Expression-tree for scala, that's still under development by community (jaque), looks promising.

Hendry Luk said...

Back to Linq. This thing has nothing to do with Sql or Relational trend. In fact, NoSql only emphasizes the urgency of having linq in java. Look at how they've been using document-dbs in .net using Linq, and dynamic. Which is amazingly the same way as they access object collections or relational db. In relational front, compare Linq in Nhibernate with ugly Hql/criteria-api in Hibernate.
In java, you might migrate from Hql to mongoDB Javascript, or even to amazon-api, whereas in .net there's only Linq.
The quest to Linq is not a short one. This is the homework we still have to work on just to make Linq possible at all on java:
- Property
- Closure
- Expression Tree
- Extension Method
- Generics (the real one)
- Type inference
- Anonymous Class

They all have long been there since C#3! Only couple of them are in Scala, and none in Java. In addition, you'll still need Dynamic to make it even useful for anything beyond relational db (e.g. NoSql, JSON, XML).
Closure was supposed to be one small step toward this direction. I was really pissed off when it turnes out not even this small step makes it to Java7. Why years of so much noise and bureaucratic process just to add this one thing!? At this pace, it doesnt seem likely we'll even reach Linq before 2015, while today c#4 has already had Dynamic, theorem-prover (design-by-contract), Parallel (including PLinq), Reactive-extension... and C#5 is just around the corner with metaprogramming and compiler-as-a-service.

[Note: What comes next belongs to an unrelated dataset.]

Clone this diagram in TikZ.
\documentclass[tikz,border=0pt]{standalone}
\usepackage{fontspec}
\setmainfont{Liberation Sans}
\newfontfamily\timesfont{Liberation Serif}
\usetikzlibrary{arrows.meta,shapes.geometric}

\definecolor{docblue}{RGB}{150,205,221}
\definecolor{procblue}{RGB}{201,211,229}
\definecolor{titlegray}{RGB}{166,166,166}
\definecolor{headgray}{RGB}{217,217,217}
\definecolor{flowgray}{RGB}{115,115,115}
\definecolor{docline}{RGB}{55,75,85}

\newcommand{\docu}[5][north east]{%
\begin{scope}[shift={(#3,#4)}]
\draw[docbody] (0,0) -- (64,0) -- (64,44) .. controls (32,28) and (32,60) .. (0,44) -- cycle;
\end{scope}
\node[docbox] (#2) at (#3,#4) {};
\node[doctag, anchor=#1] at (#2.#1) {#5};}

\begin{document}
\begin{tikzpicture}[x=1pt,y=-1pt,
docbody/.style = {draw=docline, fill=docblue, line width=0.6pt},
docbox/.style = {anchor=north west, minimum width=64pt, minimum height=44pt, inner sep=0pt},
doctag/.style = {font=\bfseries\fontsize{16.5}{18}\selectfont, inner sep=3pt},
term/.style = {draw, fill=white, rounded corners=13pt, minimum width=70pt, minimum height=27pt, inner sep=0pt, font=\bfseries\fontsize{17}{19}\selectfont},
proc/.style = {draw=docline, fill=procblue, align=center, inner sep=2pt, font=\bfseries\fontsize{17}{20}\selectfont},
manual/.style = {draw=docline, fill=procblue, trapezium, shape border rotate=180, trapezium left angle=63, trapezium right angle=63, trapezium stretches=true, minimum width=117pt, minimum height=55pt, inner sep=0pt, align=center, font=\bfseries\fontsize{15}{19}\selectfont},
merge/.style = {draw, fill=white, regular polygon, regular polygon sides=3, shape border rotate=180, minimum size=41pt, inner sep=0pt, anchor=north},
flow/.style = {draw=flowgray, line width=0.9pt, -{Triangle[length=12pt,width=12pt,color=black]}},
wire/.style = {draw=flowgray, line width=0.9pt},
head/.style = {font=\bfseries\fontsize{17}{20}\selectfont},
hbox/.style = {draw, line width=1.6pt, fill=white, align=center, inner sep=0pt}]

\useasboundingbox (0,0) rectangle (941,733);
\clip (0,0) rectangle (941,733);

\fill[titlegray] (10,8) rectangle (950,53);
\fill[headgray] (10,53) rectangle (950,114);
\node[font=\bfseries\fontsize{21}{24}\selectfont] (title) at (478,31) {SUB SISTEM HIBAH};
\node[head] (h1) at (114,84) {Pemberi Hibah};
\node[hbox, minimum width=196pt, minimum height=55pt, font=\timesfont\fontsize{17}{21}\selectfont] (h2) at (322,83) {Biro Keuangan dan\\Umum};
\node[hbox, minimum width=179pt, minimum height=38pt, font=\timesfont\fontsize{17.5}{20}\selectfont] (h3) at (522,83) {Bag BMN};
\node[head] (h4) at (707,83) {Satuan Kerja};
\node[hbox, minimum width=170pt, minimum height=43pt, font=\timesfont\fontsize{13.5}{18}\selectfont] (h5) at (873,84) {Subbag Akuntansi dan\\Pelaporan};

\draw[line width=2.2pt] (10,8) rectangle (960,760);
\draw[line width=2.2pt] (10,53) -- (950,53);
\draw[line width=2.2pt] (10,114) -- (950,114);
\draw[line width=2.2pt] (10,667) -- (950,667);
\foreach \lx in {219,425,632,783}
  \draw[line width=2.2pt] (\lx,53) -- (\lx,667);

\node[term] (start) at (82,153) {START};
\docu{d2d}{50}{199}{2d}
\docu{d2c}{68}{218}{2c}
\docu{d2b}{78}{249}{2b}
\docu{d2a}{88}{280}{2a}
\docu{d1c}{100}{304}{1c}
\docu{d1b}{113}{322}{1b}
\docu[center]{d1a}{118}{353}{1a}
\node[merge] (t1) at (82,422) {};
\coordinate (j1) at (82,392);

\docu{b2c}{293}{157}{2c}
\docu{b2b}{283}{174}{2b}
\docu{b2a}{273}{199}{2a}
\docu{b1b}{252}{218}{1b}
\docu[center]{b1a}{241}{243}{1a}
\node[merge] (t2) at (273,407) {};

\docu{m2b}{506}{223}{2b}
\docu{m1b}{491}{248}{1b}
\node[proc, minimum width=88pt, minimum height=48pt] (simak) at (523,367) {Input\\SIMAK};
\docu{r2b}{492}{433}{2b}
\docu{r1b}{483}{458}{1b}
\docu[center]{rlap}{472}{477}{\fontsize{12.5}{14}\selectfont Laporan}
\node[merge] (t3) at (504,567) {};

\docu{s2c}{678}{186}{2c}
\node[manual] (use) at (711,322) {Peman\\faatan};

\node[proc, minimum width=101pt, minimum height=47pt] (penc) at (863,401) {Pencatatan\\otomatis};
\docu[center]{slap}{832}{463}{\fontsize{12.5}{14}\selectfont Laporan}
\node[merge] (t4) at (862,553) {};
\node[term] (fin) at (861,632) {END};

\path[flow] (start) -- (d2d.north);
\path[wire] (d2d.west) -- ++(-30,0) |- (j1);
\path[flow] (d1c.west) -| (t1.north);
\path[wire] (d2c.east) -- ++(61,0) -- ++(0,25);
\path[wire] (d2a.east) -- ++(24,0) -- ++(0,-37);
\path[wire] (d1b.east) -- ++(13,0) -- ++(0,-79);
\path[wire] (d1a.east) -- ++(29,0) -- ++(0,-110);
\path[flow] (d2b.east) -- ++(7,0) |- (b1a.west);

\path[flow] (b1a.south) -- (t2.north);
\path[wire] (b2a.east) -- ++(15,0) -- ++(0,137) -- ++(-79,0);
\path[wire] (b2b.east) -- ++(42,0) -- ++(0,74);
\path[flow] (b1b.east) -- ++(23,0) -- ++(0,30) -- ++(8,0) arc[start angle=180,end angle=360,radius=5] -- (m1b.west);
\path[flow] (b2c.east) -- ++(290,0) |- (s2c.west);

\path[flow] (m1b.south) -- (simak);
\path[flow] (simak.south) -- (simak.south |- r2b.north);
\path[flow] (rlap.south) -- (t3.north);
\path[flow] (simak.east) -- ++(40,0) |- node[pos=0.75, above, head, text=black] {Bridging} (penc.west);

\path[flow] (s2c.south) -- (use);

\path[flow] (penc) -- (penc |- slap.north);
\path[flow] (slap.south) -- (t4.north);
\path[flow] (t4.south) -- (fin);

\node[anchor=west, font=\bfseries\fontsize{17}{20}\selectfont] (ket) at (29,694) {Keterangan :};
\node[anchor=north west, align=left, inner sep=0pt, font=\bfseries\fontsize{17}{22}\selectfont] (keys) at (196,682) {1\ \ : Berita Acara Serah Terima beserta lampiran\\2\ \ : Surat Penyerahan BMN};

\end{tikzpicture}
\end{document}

It's time to realize how far we've been left behind.

Hendry Luk said...

Regardling Lisp, macro, mixin, and all that, I intentionally did not discuss Boo (another .net language that supports those capabilitites), and .net dynamic languages (IronRuby, IronPython), because they're a different class of languages intended to satisfy different segment. And so is F#. I think it's only fair to compare C# and Java, and maybe Scala, being mainstream strict typed static languages. They all share the same language characteristics, it's just how far they go in maximising expressiveness and reducing language noise.